Однако по ночам, отрывая у сна час-другой, Генрих Григорьевич любит повозиться с порошками и настойками, кореньями и листьями ядовитых растений, которые ему присылают со всех концов Союза. И даже из-за рубежа. Из всего этого он составляет различные смеси, которые могли бы убивать человека в течение строго отпущенного времени. Есть у него и книги старинных и даже древних рецептов на этот счет, в том числе и буддийские, в которых закодированы секреты древних магов и чародеев. За этими книгами Генрих Григорьевич снаряжал специальную экспедицию в Тибет; этими книгами он иногда зачитывается так, как в детстве не зачитывался романами Майн-Рида. Нет ничего удивительного: раньше человек до всего доходил своим умом, опытом предков, наблюдением за жизнью животных и растений, перенесением этих наблюдений на человека, а не химическими опытами и потрошением крыс и собак. С человеком-то — оно надежнее.
Ах, как далеко осталось позади милое детство! Сколько мечтаний и не по годам трезвых расчетов! А какие муки искушения испытывал юный Енон, глядя на стеклянный шкафчик с броской черной надписью: Яды!!! — именно с тремя восклицательными знаками. Все его детские и юношеские мечты были так или иначе связаны с этим шкафчиком. То он мысленно подсыпал яд в чай своему гимназическому однокашнику, которого предпочла обожаемая Еноном Соня Кац, дочь состоятельного кожевника; то травил мышьяком батюшку, преподававшего в начальных классах закон божий, и только за то, что ему, Енону Иегуде, приходилось врать, будто он верит в Исуса Христа, в то время как верил он в еврейского бога Яхве; то подсыпал белену в порошки от печеночных колик, которыми страдал околоточный надзиратель, регулярно принимавший подношения от отца; то, пробравшись на царскую кухню, в грибной соус добавлял толченую бледную поганку. И всегда в своих мечтах Енон присутствовал при кончине отравленных им людей, с наслаждением созерцая их предсмертные судороги.
Мечты, мечты… Но зато собак и кошек Енон потравил несчетно. А однажды…

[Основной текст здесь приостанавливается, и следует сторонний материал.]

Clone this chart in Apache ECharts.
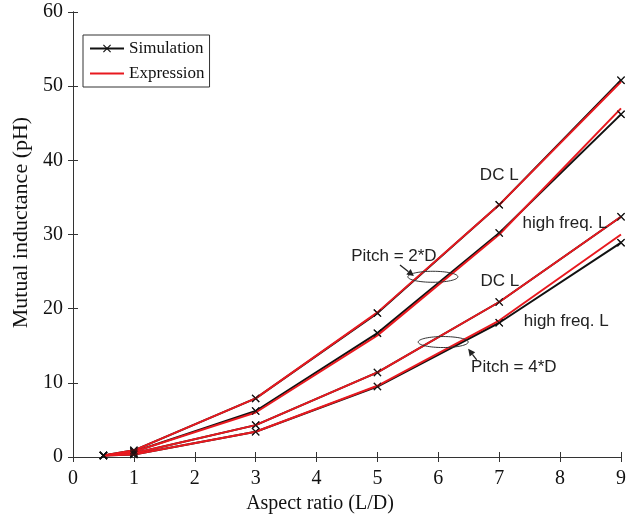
<!DOCTYPE html>
<html>
<head>
<meta charset="utf-8">
<script src="https://cdn.jsdelivr.net/npm/echarts@6/dist/echarts.min.js"></script>
<style>
  html, body { margin: 0; padding: 0; background: #fff; }
  #chart { width: 635px; height: 516px; }
</style>
</head>
<body>
<div id="chart"></div>
<script>
// aspect ratio values
const xVals = [0.5, 1, 3, 5, 7, 9];

// simulation (black, with x marks)
const simP2DC = [0.2, 0.9, 7.9, 19.4, 34.0, 50.8];
const simP2HF = [0.2, 0.7, 6.2, 16.7, 30.2, 46.2];
const simP4DC = [0.2, 0.5, 4.3, 11.4, 20.9, 32.4];
const simP4HF = [0.2, 0.35, 3.4, 9.5, 18.1, 28.9];

// expression (red)
const expP2DC = [0.2, 0.9, 7.9, 19.5, 34.0, 50.6];
const expP2HF = [0.2, 0.7, 6.0, 16.4, 30.0, 47.0];
const expP4DC = [0.2, 0.5, 4.3, 11.4, 20.9, 32.4];
const expP4HF = [0.2, 0.35, 3.4, 9.6, 18.4, 30.0];

// annotation labels, in data coordinates
const labelTexts = ['DC L', 'high freq. L', 'Pitch = 2*D', 'DC L', 'high freq. L', 'Pitch = 4*D'];
const labelPos = [[7.0, 38.0], [8.08, 31.5], [5.27, 27.1], [7.01, 23.7], [8.1, 18.3], [7.24, 12.1]];
const ellipsePos = [[5.91, 24.3], [6.08, 15.5]];
const arrowFrom = [[5.37, 25.9], [6.63, 13.1]];
const arrowTo = [[5.6, 24.4], [6.49, 14.6]];

const RED = '#e8191f';
const crossPath = 'path://M0,1L1,0L5,4L9,0L10,1L6,5L10,9L9,10L5,6L1,10L0,9L4,5Z';
const serif = 'Liberation Serif';

const pairs = arr => xVals.map((x, i) => [x, arr[i]]);

const simSets = [simP2DC, simP2HF, simP4DC, simP4HF];
const expSets = [expP2DC, expP2HF, expP4DC, expP4HF];

const series = [];
simSets.forEach(s => {
  series.push({
    name: 'Simulation',
    type: 'line',
    data: pairs(s),
    symbol: crossPath,
    symbolSize: 8,
    showSymbol: true,
    z: 2,
    lineStyle: { color: '#111', width: 2 },
    itemStyle: { color: '#111' }
  });
});
expSets.forEach(s => {
  series.push({
    name: 'Expression',
    type: 'line',
    data: pairs(s),
    symbol: 'none',
    z: 3,
    lineStyle: { color: RED, width: 2 },
    itemStyle: { color: RED }
  });
});
// marks drawn over the red lines
simSets.forEach(s => {
  series.push({
    name: 'marks',
    type: 'scatter',
    data: pairs(s),
    symbol: crossPath,
    symbolSize: 8,
    z: 4,
    itemStyle: { color: '#111' }
  });
});

const axisCommon = {
  min: 0,
  axisLine: { show: true, lineStyle: { color: '#333', width: 1 } },
  axisTick: { show: true, inside: true, length: 5, lineStyle: { color: '#333' } },
  splitLine: { show: false }
};

const chart = echarts.init(document.getElementById('chart'));
chart.setOption({
  animation: false,
  backgroundColor: '#fff',
  grid: { left: 73, right: 14, top: 12, bottom: 59, outerBoundsMode: 'none' },
  legend: {
    data: [
      { name: 'Simulation' },
      { name: 'Expression', itemStyle: { opacity: 0 } }
    ],
    orient: 'vertical',
    left: 83,
    top: 35,
    itemWidth: 34,
    itemHeight: 10,
    itemGap: 8,
    padding: [5, 5, 5, 6],
    borderColor: '#333',
    borderWidth: 1,
    borderRadius: 0,
    backgroundColor: '#fff',
    textStyle: { fontFamily: serif, fontSize: 17, color: '#111' }
  },
  xAxis: [
    Object.assign({}, axisCommon, {
      type: 'value', max: 9, interval: 1,
      name: 'Aspect ratio (L/D)', nameLocation: 'middle', nameGap: 35,
      nameTextStyle: { fontFamily: serif, fontSize: 20, color: '#111', padding: [0, 54, 0, 0] },
      axisLabel: { fontFamily: serif, fontSize: 20, color: '#111', margin: 12 }
    }),
    Object.assign({}, axisCommon, {
      type: 'value', max: 9, interval: 1, position: 'top',
      axisLabel: { show: false }
    })
  ],
  yAxis: [
    Object.assign({}, axisCommon, {
      type: 'value', max: 60, interval: 10,
      name: 'Mutual inductance (pH)', nameLocation: 'middle', nameGap: 28,
      nameTextStyle: { fontFamily: serif, fontSize: 22, color: '#111', padding: [0, 0, 0, 24] },
      axisLabel: { fontFamily: serif, fontSize: 20, color: '#111', margin: 10 }
    }),
    Object.assign({}, axisCommon, {
      type: 'value', max: 60, interval: 10, position: 'right',
      axisLabel: { show: false }
    })
  ],
  series: series
});

// annotations placed from data coordinates
const px = p => chart.convertToPixel({ xAxisIndex: 0, yAxisIndex: 0 }, p);
const graphic = [];
labelTexts.forEach((t, i) => {
  const p = px(labelPos[i]);
  graphic.push({
    type: 'text', x: p[0], y: p[1], z: 10,
    style: { text: t, fontFamily: 'Liberation Sans', fontSize: 17, fill: '#222', align: 'center', verticalAlign: 'middle' }
  });
});
ellipsePos.forEach(e => {
  const p = px(e);
  graphic.push({
    type: 'ellipse', z: 10,
    shape: { cx: p[0], cy: p[1], rx: 25, ry: 5.5 },
    style: { fill: 'none', stroke: '#333', lineWidth: 1 }
  });
});
arrowFrom.forEach((a, i) => {
  const p0 = px(a), p1 = px(arrowTo[i]);
  const dx = p1[0] - p0[0], dy = p1[1] - p0[1];
  const len = Math.sqrt(dx * dx + dy * dy);
  const ux = dx / len, uy = dy / len;
  const hl = 7, hw = 3.5;
  const bx = p1[0] - ux * hl, by = p1[1] - uy * hl;
  graphic.push({
    type: 'line', z: 10,
    shape: { x1: p0[0], y1: p0[1], x2: bx, y2: by },
    style: { stroke: '#222', lineWidth: 1.3 }
  });
  graphic.push({
    type: 'polygon', z: 10,
    shape: { points: [[p1[0], p1[1]], [bx - uy * hw, by + ux * hw], [bx + uy * hw, by - ux * hw]] },
    style: { fill: '#222' }
  });
});
chart.setOption({ graphic: graphic });
</script>
</body>
</html>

Однажды, отпуская вместо отца лекарства, всыпал в порошок от кашля несколько мельчайших крупинок цианистого калия: очень уж не понравилась ему физиономия пациента, покрытая угрями, с выпирающими гнилыми зубами. Вручив ему порошки и взяв деньги, с любопытством смотрел, как тот выходит из аптеки, как трубно сморкается за окном, зажимая ноздри пальцами. Но едва пациент скрылся из виду, Енона охватил панический страх, он выскочил на улицу без пальто, кинулся догонять, крича, скользя и падая на наледях. Догнал, забрал порошки, вернулся в аптеку, выдал новые, долго извинялся, ссылаясь на головную боль и недомогание, а в результате заработал искреннюю благодарность кривозубого и полтину в награду.
С тех пор Енон ни разу не повторил попытки отравления, но мечтать об этом не переставал никогда. Мечты осуществились лишь в середине двадцатых годов, когда он стал вторым заместителем Дзержинского и перебрался на Лубянку.
Теперь под непосредственным руководством товарища Ягоды работает множество людей в различных медицинских учреждениях, работает под подписку о неразглашении, используя новейшие достижения отечественной и зарубежной фармакологии и токсикологии. Они тоже создают всякие препараты, с помощью которых… Дело в том, что не всех врагов можно арестовать и притащить на Лубянку: слишком далеко забрались, руками не так просто дотянутся; наконец, не всех врагов нужно арестовывать, судить и ставить к стенке. Можно избавиться и по-другому — тихо и незаметно, то есть в зависимости от обстоятельств и личности самого врага.
Одного классового врага целесообразно, скажем, убить мгновенно и без лишнего шума, подсыпав в вино или в щи определенный препарат без вкуса и запаха; другой классовый враг, наоборот, обязан угасать медленно, но верно. При этом патологоанатомы должны определить, что Некто — так внезапно или, наоборот, после продолжительной болезни — отбросил копыта не иначе как от какой-нибудь распространенной инфекции. Обмануть даже самое искушенное медицинское светило — что может быть интереснее, увлекательнее, возвышеннее для человека, знающего толк в таких деликатных делах! И многие враги советской власти, как притаившиеся здесь, в Союзе, так и окопавшиеся за рубежом, обязаны своей медленной и мучительной или, наоборот, быстрой и безболезненной смертью главе карающего органа государства диктатуры рабочих и крестьян.